Strangely enough, I had always felt a touch more culture shock in England because the little differences always crept up on me rather unexpectedly. Still, I'm getting a crash course reminder in just how difficult it was for me to adjust to Amsterdam the first time.
If you're a tourist, Amsterdam is wonderful. It's gorgeous, laid back, clean and friendly. If you live here, it's all of those things, plus food stores. Food stores are a trial. If you ever move to a country for which English is not the first language (or even an option), then you had better learn to cook. By cook, I don't mean opening a tin and heating the sludge inside.
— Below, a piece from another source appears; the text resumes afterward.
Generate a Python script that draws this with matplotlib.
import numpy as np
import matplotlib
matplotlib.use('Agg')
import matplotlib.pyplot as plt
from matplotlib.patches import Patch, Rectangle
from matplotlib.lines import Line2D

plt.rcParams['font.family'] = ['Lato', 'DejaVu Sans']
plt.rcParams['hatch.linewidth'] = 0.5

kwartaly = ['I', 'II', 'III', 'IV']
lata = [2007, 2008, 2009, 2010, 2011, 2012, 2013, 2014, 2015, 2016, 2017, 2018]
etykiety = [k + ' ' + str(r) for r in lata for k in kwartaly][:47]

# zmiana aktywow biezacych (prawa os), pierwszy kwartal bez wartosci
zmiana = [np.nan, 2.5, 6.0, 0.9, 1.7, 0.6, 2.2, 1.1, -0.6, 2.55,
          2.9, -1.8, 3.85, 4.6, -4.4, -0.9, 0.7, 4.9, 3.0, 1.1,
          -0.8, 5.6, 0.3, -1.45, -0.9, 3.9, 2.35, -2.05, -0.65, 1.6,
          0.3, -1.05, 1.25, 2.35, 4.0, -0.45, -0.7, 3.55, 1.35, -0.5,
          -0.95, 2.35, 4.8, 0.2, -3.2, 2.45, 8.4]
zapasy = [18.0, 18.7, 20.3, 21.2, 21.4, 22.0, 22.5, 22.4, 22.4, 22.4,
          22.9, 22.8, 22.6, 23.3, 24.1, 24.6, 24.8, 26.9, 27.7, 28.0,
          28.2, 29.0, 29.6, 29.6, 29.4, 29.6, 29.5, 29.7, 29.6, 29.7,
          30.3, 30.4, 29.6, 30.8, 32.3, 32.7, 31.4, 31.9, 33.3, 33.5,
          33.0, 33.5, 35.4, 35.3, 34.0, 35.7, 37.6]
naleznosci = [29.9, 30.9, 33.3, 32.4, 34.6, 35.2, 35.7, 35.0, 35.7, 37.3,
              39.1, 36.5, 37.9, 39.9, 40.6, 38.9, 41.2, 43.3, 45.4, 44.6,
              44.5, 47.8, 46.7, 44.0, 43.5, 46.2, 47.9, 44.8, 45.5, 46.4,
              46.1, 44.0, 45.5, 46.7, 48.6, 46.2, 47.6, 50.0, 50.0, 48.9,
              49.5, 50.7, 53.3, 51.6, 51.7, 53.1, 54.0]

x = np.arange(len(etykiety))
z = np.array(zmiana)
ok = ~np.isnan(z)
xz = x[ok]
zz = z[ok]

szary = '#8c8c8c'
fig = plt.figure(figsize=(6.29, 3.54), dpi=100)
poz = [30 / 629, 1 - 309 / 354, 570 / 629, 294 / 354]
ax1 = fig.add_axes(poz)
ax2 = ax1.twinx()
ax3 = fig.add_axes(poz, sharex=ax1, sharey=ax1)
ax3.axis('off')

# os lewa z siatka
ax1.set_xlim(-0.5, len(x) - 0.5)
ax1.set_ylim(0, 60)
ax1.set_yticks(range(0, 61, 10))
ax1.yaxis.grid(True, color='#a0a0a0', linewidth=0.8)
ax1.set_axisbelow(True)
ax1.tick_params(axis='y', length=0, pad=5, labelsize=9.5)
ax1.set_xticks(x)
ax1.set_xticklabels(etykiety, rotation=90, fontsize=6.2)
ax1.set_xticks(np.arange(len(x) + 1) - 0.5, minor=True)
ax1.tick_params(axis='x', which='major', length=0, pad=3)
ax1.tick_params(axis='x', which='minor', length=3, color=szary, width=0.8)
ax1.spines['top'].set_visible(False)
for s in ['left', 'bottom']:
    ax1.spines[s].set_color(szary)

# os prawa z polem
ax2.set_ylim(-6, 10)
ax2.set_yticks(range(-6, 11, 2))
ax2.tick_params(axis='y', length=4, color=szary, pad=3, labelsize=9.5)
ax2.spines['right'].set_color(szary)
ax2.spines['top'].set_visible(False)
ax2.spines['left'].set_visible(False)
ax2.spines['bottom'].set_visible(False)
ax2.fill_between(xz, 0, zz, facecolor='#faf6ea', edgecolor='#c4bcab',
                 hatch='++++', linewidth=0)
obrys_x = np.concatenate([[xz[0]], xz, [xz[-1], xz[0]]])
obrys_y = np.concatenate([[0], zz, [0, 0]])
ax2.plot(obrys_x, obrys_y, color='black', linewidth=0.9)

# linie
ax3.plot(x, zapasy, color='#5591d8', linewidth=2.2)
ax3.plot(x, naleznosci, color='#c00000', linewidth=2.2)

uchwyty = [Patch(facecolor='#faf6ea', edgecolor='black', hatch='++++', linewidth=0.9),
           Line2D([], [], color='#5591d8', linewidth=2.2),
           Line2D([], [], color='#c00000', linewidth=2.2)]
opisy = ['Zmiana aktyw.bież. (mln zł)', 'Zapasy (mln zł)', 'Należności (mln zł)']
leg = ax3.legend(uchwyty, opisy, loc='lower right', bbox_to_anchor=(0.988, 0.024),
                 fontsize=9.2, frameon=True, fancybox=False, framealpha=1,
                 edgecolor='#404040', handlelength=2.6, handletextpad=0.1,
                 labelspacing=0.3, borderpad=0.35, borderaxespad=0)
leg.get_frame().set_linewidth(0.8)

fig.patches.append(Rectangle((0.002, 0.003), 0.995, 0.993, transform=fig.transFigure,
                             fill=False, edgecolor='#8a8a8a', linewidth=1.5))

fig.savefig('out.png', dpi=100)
I mean learning to really cook. Tomatoes aren't just something to slice up for a hamburger or salad, they're an ingredient. This makes them more versatile for a few reasons:
- Buying raw ingredients is cheaper
- Buying raw ingredients means you have full control over what you're making
- Buying raw ingredients means that tin of corned beef hash isn't actually Geriatric Kitty Food
Trust me, you want to learn how to cook. When you buy some broccoli, you know it's broccoli. When you buy a tin of something which looks like stew, it's a crapshoot.
Fortunately, I have a couple of advantages. First, Dutch is the language closest to English¹. Second, I speak a fair amount of French and many French words have crossed over into Dutch (and many foods are also marketed to Belgium, so it's often marked with French). Combine this with the knowledge of a few Dutch words and you really have an advantage in shopping. Case in point:
Moving along finds me typing this up while trying to make a spaghetti bolognese for Leïla, but struggling with ingredients. The spices are tijm, oregano, and basilicum, which isn't too bad. However, the rest is rode wijn, ui, knoflook, champignons, rundergehakt, zout, and peper. I think it will be OK, but even the most basic shopping is a brutal reminder that I truly have arrived in Europe in a way that I never could be in the UK.
1. Actually, you'll find Frisian to be the closest spoken language to English, but Dutch is the closest language which you've actually heard of.